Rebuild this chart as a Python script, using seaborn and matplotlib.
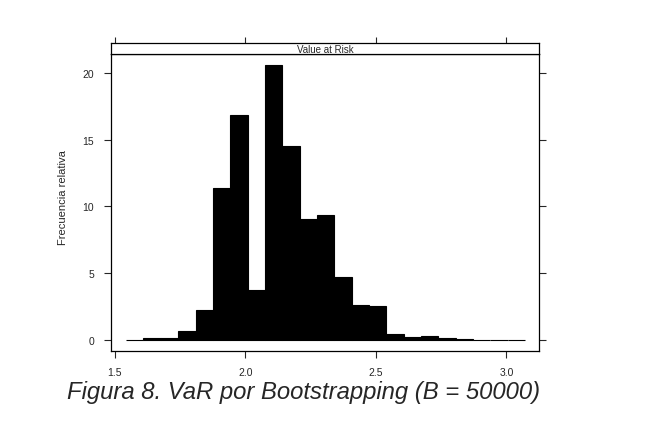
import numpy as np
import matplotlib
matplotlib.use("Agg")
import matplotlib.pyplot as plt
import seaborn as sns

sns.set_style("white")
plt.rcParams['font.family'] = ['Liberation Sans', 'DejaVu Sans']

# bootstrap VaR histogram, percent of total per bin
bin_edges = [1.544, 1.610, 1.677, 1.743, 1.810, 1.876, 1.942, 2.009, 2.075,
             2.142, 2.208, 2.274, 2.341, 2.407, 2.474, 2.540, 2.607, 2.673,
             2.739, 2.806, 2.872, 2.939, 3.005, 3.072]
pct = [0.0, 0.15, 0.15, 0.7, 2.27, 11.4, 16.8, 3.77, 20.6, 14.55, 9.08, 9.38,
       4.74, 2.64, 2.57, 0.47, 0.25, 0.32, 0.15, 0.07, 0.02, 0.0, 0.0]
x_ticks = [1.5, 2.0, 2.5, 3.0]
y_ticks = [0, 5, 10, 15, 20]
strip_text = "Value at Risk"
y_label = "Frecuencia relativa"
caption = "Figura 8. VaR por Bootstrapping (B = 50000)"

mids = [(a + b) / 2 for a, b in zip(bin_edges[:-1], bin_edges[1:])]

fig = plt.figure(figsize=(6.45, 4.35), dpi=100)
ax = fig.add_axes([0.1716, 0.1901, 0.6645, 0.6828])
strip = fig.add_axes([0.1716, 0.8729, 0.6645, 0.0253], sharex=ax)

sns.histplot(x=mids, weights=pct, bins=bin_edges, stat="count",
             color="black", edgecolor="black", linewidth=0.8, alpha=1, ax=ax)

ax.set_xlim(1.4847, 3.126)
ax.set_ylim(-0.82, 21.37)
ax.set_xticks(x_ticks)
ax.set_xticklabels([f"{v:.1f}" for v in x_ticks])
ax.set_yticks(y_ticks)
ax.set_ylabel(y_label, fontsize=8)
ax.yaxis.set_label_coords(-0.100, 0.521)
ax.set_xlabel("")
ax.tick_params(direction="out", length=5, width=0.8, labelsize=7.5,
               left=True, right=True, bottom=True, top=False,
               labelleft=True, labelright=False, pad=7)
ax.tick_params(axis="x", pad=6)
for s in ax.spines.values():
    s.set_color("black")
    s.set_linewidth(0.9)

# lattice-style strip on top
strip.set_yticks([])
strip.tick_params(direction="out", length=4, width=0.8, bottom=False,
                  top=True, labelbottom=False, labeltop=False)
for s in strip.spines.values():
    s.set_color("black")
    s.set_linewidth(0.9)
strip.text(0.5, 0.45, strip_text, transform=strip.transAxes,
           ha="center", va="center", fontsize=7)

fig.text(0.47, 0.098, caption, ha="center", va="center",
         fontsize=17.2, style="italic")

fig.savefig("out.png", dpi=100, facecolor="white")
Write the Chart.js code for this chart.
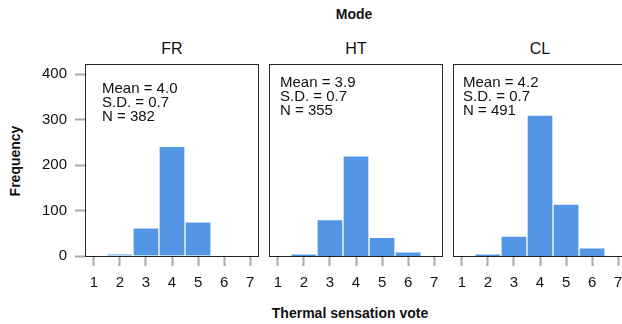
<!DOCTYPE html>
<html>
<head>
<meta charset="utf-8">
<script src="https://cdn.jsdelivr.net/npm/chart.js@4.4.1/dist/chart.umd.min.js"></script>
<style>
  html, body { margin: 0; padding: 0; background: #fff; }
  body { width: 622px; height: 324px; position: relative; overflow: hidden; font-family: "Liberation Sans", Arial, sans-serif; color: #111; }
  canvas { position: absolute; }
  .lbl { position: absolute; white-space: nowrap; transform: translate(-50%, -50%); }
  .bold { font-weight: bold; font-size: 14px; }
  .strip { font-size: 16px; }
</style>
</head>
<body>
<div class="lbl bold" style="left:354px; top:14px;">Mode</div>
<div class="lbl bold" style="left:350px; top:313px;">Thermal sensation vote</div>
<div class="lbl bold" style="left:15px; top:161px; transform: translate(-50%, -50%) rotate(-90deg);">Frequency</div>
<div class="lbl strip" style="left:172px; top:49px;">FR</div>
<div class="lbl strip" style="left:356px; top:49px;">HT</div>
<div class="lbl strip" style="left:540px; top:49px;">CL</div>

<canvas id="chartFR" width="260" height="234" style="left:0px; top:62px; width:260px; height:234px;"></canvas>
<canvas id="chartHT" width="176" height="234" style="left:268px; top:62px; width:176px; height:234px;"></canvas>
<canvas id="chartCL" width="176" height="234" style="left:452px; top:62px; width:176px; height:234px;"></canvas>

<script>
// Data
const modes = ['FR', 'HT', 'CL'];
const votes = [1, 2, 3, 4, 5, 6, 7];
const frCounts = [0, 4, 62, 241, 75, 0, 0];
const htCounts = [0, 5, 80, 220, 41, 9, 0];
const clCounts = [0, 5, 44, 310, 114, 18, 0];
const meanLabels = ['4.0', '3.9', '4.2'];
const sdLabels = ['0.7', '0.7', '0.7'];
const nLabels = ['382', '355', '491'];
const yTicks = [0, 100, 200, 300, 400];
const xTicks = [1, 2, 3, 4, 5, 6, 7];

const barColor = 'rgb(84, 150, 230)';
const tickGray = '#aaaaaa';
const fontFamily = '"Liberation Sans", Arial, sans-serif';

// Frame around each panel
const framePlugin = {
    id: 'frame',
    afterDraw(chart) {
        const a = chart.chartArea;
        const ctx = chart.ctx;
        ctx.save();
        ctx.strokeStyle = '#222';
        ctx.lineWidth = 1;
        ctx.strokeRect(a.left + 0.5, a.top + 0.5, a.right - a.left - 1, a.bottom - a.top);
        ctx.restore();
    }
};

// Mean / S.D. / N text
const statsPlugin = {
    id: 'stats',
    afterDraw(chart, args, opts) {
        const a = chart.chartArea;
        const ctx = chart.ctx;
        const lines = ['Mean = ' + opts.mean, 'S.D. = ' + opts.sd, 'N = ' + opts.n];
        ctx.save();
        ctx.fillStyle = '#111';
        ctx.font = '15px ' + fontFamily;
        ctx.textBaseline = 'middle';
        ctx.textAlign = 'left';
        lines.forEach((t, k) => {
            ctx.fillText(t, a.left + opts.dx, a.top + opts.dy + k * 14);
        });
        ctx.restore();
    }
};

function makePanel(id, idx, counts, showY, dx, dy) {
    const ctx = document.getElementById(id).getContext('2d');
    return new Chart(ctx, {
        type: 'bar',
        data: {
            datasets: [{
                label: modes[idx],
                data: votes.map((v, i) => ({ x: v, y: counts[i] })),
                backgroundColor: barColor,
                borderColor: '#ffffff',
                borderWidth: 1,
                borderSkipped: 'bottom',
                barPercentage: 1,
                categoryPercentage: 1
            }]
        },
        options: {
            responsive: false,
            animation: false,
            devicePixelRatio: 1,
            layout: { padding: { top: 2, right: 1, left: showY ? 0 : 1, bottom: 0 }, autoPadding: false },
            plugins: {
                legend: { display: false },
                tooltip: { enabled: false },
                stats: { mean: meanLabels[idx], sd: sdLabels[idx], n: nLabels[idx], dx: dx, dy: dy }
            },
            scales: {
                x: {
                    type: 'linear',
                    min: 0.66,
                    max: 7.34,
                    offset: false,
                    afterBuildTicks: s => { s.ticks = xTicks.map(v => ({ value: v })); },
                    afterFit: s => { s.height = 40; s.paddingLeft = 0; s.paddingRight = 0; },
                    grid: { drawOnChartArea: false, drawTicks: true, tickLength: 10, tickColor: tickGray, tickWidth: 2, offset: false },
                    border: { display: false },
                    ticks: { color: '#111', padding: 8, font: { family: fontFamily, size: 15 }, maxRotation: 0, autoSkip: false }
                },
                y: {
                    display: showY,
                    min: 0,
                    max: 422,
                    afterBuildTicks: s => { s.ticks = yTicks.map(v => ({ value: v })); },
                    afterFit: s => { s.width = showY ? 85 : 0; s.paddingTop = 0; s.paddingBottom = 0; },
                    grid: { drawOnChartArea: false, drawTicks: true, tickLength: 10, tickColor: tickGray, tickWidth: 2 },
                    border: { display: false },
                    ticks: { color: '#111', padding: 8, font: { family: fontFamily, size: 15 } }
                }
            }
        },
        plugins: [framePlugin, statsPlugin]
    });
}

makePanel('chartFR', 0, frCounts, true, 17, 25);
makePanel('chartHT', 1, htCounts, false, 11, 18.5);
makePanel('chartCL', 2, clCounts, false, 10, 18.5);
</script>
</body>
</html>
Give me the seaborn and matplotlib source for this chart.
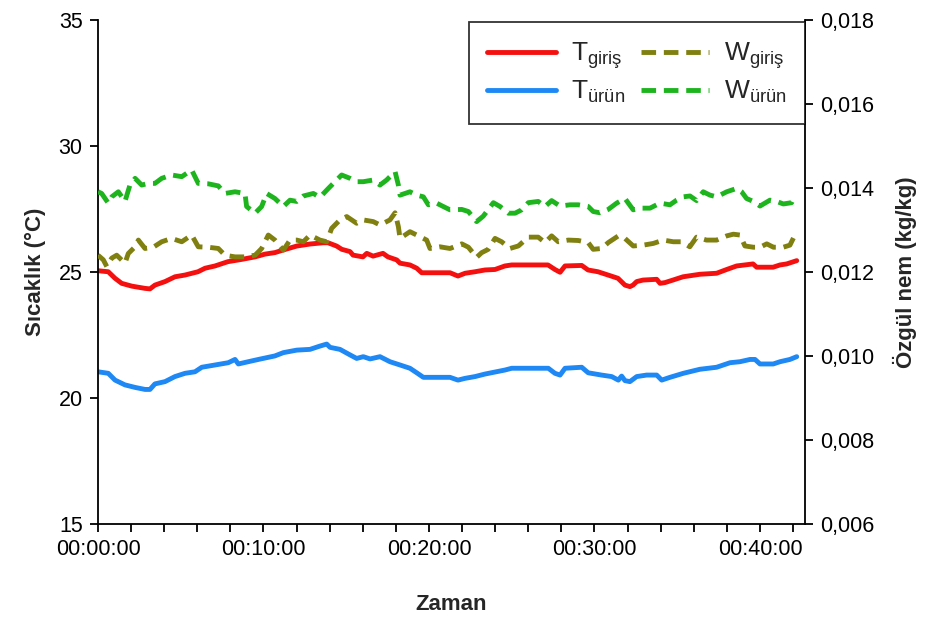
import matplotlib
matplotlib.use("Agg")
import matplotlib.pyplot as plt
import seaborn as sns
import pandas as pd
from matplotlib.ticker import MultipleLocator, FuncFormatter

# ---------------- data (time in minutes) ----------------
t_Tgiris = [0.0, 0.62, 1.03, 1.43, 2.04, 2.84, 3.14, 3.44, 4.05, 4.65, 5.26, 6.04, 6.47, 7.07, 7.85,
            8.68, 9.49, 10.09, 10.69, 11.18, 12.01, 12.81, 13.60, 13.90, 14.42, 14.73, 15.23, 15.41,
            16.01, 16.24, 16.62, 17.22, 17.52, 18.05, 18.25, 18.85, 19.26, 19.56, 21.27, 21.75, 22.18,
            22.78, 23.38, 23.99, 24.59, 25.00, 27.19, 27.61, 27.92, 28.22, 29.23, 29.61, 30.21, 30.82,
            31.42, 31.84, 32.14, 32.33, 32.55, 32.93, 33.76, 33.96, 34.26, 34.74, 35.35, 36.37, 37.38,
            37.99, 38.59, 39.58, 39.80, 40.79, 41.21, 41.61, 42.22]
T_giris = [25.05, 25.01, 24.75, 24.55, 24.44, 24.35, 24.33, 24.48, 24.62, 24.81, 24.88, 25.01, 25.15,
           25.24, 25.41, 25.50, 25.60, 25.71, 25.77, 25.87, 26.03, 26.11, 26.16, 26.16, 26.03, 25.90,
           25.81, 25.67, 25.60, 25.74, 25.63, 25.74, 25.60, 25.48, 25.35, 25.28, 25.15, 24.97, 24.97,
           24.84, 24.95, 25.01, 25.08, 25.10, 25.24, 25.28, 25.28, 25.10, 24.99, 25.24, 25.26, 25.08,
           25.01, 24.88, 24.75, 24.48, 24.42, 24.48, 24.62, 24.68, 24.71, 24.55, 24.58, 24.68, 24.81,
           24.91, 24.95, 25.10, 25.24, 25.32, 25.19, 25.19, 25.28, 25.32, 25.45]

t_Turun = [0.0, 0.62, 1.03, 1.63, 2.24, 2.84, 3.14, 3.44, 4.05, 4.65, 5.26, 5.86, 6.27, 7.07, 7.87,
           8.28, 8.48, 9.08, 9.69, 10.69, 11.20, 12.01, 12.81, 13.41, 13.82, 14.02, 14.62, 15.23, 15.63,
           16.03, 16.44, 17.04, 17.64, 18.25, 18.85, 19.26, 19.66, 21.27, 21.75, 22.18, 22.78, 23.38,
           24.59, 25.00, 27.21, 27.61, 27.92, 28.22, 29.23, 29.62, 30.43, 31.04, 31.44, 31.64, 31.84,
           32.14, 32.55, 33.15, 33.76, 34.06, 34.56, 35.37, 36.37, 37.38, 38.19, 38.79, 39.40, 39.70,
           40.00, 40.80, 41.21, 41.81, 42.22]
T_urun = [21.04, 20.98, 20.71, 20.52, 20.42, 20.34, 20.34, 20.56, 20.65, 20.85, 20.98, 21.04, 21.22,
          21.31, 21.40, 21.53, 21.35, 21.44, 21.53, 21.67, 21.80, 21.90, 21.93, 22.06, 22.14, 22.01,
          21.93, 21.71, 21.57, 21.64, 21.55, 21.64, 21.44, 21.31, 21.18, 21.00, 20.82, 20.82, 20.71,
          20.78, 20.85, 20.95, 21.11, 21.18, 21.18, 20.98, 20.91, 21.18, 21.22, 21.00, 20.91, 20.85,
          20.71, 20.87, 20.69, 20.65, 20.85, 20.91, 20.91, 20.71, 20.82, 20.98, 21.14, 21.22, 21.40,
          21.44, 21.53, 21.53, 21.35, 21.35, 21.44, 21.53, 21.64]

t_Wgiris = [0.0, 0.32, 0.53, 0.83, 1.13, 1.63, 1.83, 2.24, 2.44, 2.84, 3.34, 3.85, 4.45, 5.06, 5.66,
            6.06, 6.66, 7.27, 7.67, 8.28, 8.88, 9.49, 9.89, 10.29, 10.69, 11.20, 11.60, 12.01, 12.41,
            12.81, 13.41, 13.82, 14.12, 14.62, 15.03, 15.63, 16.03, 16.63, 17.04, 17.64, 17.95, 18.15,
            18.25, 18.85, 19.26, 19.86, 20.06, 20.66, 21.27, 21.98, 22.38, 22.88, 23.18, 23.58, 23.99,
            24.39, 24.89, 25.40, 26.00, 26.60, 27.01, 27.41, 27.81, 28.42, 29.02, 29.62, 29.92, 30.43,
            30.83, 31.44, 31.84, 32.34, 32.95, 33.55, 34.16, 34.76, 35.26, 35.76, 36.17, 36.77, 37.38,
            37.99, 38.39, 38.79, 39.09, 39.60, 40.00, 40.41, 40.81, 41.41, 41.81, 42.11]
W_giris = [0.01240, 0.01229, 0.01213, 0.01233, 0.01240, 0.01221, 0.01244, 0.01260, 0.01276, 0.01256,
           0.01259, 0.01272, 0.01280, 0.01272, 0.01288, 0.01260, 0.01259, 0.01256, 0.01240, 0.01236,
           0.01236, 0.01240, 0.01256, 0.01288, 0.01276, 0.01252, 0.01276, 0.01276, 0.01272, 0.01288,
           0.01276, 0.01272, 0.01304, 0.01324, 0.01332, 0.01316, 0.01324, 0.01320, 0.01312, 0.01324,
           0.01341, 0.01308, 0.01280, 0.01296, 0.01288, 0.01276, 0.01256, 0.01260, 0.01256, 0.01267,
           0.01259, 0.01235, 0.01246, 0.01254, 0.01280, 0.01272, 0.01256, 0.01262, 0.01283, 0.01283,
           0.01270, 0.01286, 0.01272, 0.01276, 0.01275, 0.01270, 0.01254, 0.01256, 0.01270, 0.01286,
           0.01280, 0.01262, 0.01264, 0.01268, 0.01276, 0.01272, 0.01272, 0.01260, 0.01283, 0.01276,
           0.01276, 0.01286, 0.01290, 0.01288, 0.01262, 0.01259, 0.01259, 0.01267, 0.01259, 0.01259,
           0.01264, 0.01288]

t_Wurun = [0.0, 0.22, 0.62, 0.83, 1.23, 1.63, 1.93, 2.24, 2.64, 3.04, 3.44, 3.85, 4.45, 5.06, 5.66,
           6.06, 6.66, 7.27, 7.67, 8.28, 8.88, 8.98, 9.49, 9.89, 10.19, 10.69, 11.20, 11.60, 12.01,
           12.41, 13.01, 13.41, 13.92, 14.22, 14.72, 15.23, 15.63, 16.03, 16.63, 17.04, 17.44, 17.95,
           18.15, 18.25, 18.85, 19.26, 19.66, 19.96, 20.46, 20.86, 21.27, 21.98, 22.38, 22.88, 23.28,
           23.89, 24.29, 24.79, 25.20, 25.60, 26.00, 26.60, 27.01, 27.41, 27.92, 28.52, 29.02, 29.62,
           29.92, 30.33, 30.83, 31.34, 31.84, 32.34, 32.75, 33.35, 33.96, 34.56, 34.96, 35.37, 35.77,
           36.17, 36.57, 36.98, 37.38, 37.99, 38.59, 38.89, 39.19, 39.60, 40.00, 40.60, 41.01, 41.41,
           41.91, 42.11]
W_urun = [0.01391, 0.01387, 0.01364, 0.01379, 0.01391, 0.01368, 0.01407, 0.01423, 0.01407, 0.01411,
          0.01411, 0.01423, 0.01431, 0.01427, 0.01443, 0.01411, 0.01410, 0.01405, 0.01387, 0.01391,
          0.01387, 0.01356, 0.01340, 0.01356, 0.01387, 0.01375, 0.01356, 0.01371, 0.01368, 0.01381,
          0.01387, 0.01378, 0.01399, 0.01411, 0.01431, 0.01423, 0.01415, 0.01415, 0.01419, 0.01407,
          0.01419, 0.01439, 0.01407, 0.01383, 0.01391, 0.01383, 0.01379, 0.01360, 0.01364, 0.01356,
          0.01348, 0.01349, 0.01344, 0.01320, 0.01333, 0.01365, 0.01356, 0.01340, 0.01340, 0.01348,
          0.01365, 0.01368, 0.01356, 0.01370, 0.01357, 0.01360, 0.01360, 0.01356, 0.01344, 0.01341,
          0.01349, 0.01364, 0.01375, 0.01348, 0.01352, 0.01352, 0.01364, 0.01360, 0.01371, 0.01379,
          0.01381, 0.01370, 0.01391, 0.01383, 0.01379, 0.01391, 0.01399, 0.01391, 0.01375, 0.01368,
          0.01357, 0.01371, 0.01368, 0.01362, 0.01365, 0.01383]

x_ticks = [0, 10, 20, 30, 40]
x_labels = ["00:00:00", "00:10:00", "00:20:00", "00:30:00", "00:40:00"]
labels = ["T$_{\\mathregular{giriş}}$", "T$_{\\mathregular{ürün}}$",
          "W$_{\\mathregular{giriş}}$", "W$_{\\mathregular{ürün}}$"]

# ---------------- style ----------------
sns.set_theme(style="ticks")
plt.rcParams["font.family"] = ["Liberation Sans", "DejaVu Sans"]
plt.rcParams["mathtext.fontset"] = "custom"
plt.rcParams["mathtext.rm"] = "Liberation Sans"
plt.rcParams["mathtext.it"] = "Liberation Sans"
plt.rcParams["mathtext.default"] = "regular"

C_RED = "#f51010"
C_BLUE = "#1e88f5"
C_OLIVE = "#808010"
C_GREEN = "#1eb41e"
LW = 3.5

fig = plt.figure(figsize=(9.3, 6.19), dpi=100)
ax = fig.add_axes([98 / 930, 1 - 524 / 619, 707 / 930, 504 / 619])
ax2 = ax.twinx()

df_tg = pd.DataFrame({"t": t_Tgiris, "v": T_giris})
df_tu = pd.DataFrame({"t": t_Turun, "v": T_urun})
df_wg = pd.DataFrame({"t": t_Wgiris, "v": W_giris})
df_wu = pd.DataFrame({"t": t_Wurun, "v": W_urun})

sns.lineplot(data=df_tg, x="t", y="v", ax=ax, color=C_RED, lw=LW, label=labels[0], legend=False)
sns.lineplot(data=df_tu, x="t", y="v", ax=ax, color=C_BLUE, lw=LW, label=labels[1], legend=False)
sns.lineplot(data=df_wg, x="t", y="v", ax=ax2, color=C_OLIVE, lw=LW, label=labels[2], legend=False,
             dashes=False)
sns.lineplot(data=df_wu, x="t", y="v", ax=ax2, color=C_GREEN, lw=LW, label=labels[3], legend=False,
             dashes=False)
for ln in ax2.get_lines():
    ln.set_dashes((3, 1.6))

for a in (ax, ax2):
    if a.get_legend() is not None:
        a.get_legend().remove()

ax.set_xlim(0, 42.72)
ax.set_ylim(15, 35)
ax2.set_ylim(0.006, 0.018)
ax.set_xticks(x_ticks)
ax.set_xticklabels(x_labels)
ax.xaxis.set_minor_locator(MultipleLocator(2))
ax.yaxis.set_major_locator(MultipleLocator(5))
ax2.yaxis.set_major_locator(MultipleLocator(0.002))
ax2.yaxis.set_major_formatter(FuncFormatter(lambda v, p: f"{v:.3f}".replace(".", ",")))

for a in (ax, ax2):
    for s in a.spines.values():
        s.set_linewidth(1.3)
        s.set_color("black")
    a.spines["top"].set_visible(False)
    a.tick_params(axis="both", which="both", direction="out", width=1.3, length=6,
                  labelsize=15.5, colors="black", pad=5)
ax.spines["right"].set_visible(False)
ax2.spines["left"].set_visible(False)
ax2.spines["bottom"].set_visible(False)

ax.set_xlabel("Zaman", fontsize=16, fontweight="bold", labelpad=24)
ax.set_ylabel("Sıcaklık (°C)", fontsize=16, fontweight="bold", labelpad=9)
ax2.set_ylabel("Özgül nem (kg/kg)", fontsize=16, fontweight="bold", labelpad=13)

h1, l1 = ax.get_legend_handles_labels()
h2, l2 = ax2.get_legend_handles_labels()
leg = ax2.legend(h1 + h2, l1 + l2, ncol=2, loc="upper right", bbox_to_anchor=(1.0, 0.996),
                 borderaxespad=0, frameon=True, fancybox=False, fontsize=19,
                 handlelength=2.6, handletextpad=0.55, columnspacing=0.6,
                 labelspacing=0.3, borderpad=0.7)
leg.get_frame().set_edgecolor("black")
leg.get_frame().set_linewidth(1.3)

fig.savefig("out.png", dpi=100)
----
What you need to do
From the first line above through the line containing "mids = [(a +", copy everything exactly, without the pictures.

Answer below
Rebuild this chart as a Python script, using seaborn and matplotlib.
import numpy as np
import matplotlib
matplotlib.use("Agg")
import matplotlib.pyplot as plt
import seaborn as sns

sns.set_style("white")
plt.rcParams['font.family'] = ['Liberation Sans', 'DejaVu Sans']

# bootstrap VaR histogram, percent of total per bin
bin_edges = [1.544, 1.610, 1.677, 1.743, 1.810, 1.876, 1.942, 2.009, 2.075,
             2.142, 2.208, 2.274, 2.341, 2.407, 2.474, 2.540, 2.607, 2.673,
             2.739, 2.806, 2.872, 2.939, 3.005, 3.072]
pct = [0.0, 0.15, 0.15, 0.7, 2.27, 11.4, 16.8, 3.77, 20.6, 14.55, 9.08, 9.38,
       4.74, 2.64, 2.57, 0.47, 0.25, 0.32, 0.15, 0.07, 0.02, 0.0, 0.0]
x_ticks = [1.5, 2.0, 2.5, 3.0]
y_ticks = [0, 5, 10, 15, 20]
strip_text = "Value at Risk"
y_label = "Frecuencia relativa"
caption = "Figura 8. VaR por Bootstrapping (B = 50000)"

mids = [(a + b) / 2 for a, b in zip(bin_edges[:-1], bin_edges[1:])]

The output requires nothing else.